** Start of Records for processing **

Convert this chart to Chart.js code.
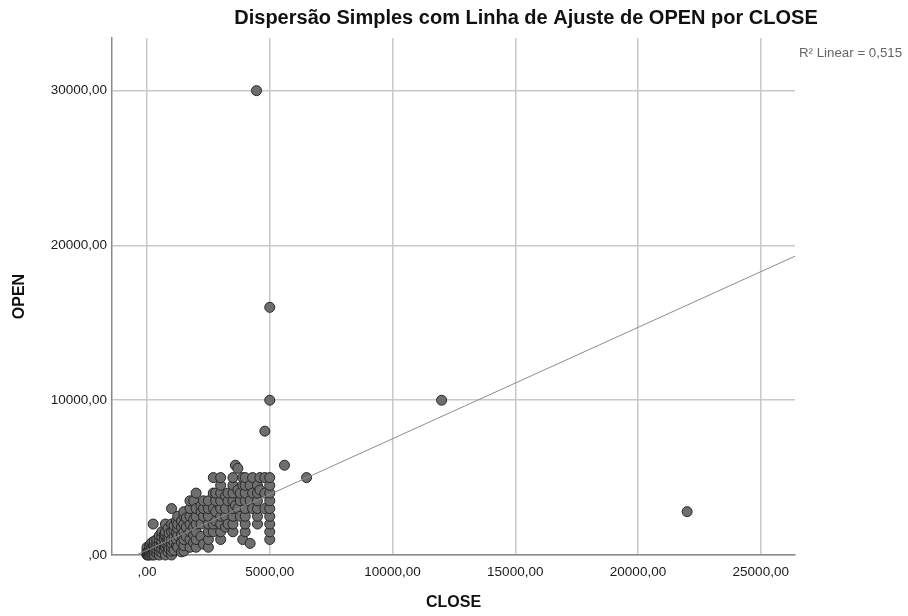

** End of Records for processing **
** Start of Records for processing **

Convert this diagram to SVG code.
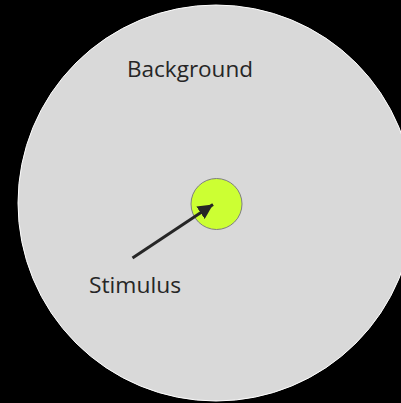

** End of Records for processing **
** Start of Records for processing **

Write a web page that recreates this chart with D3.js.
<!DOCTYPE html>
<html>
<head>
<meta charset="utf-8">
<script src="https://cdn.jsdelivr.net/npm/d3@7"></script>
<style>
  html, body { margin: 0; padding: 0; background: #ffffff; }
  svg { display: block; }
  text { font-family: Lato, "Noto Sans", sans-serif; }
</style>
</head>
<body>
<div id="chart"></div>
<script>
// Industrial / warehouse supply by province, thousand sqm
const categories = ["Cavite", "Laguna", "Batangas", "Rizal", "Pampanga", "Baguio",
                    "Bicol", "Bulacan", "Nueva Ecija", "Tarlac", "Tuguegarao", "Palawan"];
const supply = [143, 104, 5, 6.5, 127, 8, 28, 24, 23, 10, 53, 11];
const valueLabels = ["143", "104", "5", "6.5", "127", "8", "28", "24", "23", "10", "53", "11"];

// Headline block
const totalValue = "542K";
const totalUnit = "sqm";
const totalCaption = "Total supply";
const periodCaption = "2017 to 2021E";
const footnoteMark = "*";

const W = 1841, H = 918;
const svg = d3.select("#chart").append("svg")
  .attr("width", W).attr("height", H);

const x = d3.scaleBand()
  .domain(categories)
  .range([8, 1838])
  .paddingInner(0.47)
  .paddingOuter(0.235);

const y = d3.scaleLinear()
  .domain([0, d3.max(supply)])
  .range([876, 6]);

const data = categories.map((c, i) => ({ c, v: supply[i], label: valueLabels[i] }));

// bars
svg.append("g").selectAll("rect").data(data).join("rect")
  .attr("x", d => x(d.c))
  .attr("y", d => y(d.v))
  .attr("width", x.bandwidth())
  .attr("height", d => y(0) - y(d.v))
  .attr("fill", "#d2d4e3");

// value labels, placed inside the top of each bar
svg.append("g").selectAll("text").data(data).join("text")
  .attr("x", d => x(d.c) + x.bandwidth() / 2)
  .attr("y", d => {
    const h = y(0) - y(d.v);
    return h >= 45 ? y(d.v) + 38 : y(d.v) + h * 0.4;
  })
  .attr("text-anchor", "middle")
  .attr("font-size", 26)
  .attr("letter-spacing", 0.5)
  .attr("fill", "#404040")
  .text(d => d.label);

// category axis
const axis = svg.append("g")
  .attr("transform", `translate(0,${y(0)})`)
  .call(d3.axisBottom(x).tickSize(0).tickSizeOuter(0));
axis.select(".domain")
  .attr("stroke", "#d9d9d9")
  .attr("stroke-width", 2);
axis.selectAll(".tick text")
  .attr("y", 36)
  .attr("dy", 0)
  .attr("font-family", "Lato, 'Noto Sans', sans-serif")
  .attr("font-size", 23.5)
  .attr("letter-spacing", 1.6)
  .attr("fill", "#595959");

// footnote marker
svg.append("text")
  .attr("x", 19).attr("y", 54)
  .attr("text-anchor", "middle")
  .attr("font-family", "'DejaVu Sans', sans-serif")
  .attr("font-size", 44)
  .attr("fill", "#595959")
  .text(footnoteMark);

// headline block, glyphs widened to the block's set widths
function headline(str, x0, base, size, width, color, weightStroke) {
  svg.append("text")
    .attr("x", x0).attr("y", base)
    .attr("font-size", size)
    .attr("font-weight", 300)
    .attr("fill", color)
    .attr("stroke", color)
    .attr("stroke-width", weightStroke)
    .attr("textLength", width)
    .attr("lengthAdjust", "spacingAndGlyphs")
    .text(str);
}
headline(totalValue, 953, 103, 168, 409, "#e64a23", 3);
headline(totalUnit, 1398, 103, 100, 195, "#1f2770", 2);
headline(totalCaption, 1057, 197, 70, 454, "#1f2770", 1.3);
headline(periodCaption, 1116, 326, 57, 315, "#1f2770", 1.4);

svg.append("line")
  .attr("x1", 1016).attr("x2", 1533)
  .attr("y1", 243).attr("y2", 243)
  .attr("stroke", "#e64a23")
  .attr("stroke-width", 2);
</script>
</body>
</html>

** End of Records for processing **

## Task details
Only the number is wanted: how many lines of the material above include the word "this"?

## Answer to the problem
3